[Records with drawing code]

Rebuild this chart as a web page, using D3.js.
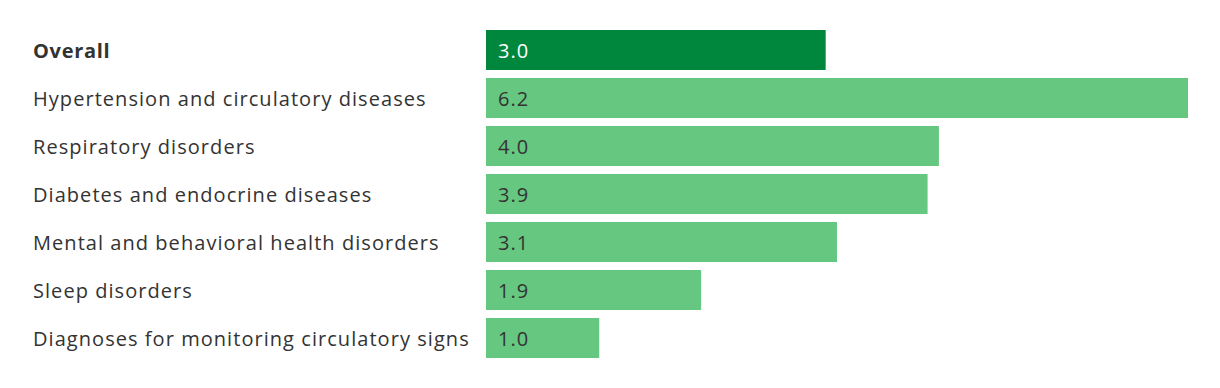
<!DOCTYPE html>
<html>
<head>
<meta charset="utf-8">
<script src="https://cdn.jsdelivr.net/npm/d3@7"></script>
<style>
  body { margin: 0; background: #fff; }
  svg { display: block; font-family: "Open Sans", Lato, sans-serif; }
</style>
</head>
<body>
<div class="container"></div>
<script>
var categories = [
	"Overall",
	"Hypertension and circulatory diseases",
	"Respiratory disorders",
	"Diabetes and endocrine diseases",
	"Mental and behavioral health disorders",
	"Sleep disorders",
	"Diagnoses for monitoring circulatory signs"
];
var values = [3.0, 6.2, 4.0, 3.9, 3.1, 1.9, 1.0];

var iWidth = 1220, iHeight = 388;
var barLeft = 486, barRight = 1188;

var svg = d3.select(".container")
	.append("svg")
	.attr("width", iWidth)
	.attr("height", iHeight);

var x = d3.scaleLinear()
	.domain([0, d3.max(values)])
	.range([barLeft, barRight]);

// step 48px, bars 40px
var y = d3.scaleBand()
	.domain(categories)
	.range([30, 358])
	.paddingInner(8 / 48)
	.paddingOuter(0);

var rows = svg.selectAll("g.row")
	.data(categories)
	.enter()
	.append("g")
	.attr("class", "row")
	.attr("transform", function(d) {
		return "translate(0," + y(d) + ")";
	});

// category labels
rows.append("text")
	.attr("x", 33)
	.attr("y", y.bandwidth() / 2)
	.attr("dy", "0.38em")
	.style("font-size", "20px")
	.style("letter-spacing", function(d, i) { return i === 0 ? "0.7px" : "1.05px"; })
	.style("font-weight", function(d, i) { return i === 0 ? "700" : "400"; })
	.style("fill", "#333")
	.text(function(d) { return d; });

// bars
rows.append("rect")
	.attr("x", x(0))
	.attr("y", 0)
	.attr("width", function(d, i) { return x(values[i]) - x(0); })
	.attr("height", y.bandwidth())
	.style("fill", function(d, i) { return i === 0 ? "#00873e" : "#66c780"; });

// value labels
rows.append("text")
	.attr("x", x(0) + 12)
	.attr("y", y.bandwidth() / 2)
	.attr("dy", "0.38em")
	.style("font-size", "20px")
	.style("letter-spacing", "1px")
	.style("fill", function(d, i) { return i === 0 ? "#fff" : "#333"; })
	.text(function(d, i) { return d3.format(".1f")(values[i]); });
</script>
</body>
</html>
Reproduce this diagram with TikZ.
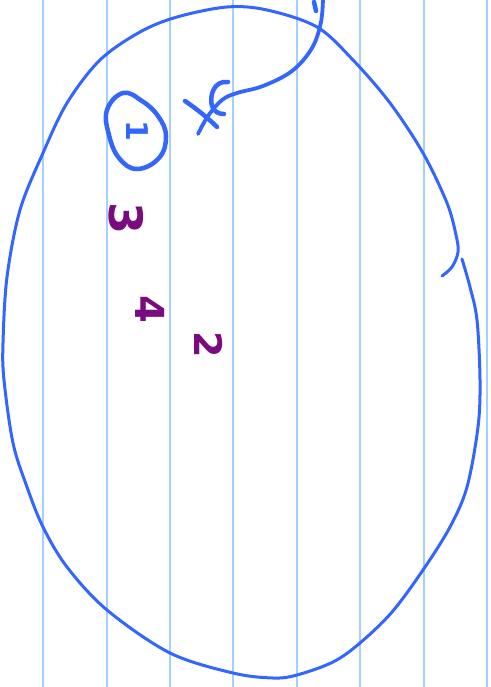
\documentclass[tikz,border=0pt]{standalone}
\usepackage{fontspec}
\setmainfont{DejaVu Sans}
\definecolor{inkblue}{HTML}{3366FF}
\definecolor{inkpurple}{HTML}{7A0A80}
\definecolor{rulecol}{HTML}{A6CEFF}
\begin{document}
\begin{tikzpicture}[x=1pt,y=-1pt,
  ruleline/.style={draw=rulecol,line width=1.6pt},
  ink/.style={draw=inkblue,line width=3pt,line cap=round,line join=round},
  thickink/.style={draw=inkblue,line width=4.5pt,line cap=round,line join=round},
  digit/.style={text=inkpurple,inner sep=0pt,rotate=-90,font=\fontsize{#1}{#1}\selectfont\bfseries}]
\useasboundingbox (0,0) rectangle (490,687);
\fill[white] (0,0) rectangle (490,687);
% ruled lines
\foreach \x in {43,107,170,233,297,360,424,487}
  \draw[ruleline] (\x,0) -- (\x,687);
% big oval, upper stroke ending in a hook
\draw[ink] plot[smooth,tension=0.55] coordinates {
  (462,259) (470,287) (477,320) (480,380) (478,427) (467,487) (450,527)
  (423,570) (392,612) (360,643) (333,662) (297,675) (273,678) (233,673) (170,653)
  (107,610) (67,567) (43,527) (27,487) (13,443) (4,380) (3,343) (7,277)
  (20,210) (43,153) (67,103) (100,60) (140,32) (177,17) (227,7) (267,10)
  (317,27) (353,60) (390,103) (423,153) (447,203) (456,235) (458,252)
  (452,267) (442,276)};
% circled one
\draw[thickink] plot[smooth cycle,tension=0.7] coordinates {
  (123,93) (142,101) (158,116) (166,136) (159,158) (137,169) (119,158)
  (109,135) (107,110)};
\node[text=inkblue,inner sep=0pt,rotate=-90,font=\fontsize{30}{30}\selectfont\bfseries] (one) at (137,131) {1};
% arrow curve from the top to the cross
\draw[ink,line width=3.8pt] plot[smooth,tension=0.6] coordinates {
  (323,-3) (321,22) (312,48) (292,71) (263,86) (237,93) (222,100)
  (208,116) (198,134)};
\draw[ink,line width=4.5pt] (314,2) -- (316,11);
% cross and hook
\draw[thickink] (185,101) .. controls (198,110) and (208,118) .. (217,127);
\draw[thickink] (228,82) .. controls (214,80) and (209,96) .. (212,106)
  .. controls (214,112) and (219,114) .. (224,114);
% purple digits
\node[digit=46] (three) at (126,219) {3};
\node[digit=40] (four) at (150,309) {4};
\node[digit=38] (two) at (209,345) {2};
\end{tikzpicture}
\end{document}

Work to be completed :: Reproduce only the lines of the records from the start up to and including the line that holds "var values = [3.0, 6.2, 4.0, 3.9, 3.1, 1.9, 1.0];"; do not carry over any picture.

Response ::
Rebuild this chart as a web page, using D3.js.
<!DOCTYPE html>
<html>
<head>
<meta charset="utf-8">
<script src="https://cdn.jsdelivr.net/npm/d3@7"></script>
<style>
  body { margin: 0; background: #fff; }
  svg { display: block; font-family: "Open Sans", Lato, sans-serif; }
</style>
</head>
<body>
<div class="container"></div>
<script>
var categories = [
	"Overall",
	"Hypertension and circulatory diseases",
	"Respiratory disorders",
	"Diabetes and endocrine diseases",
	"Mental and behavioral health disorders",
	"Sleep disorders",
	"Diagnoses for monitoring circulatory signs"
];
var values = [3.0, 6.2, 4.0, 3.9, 3.1, 1.9, 1.0];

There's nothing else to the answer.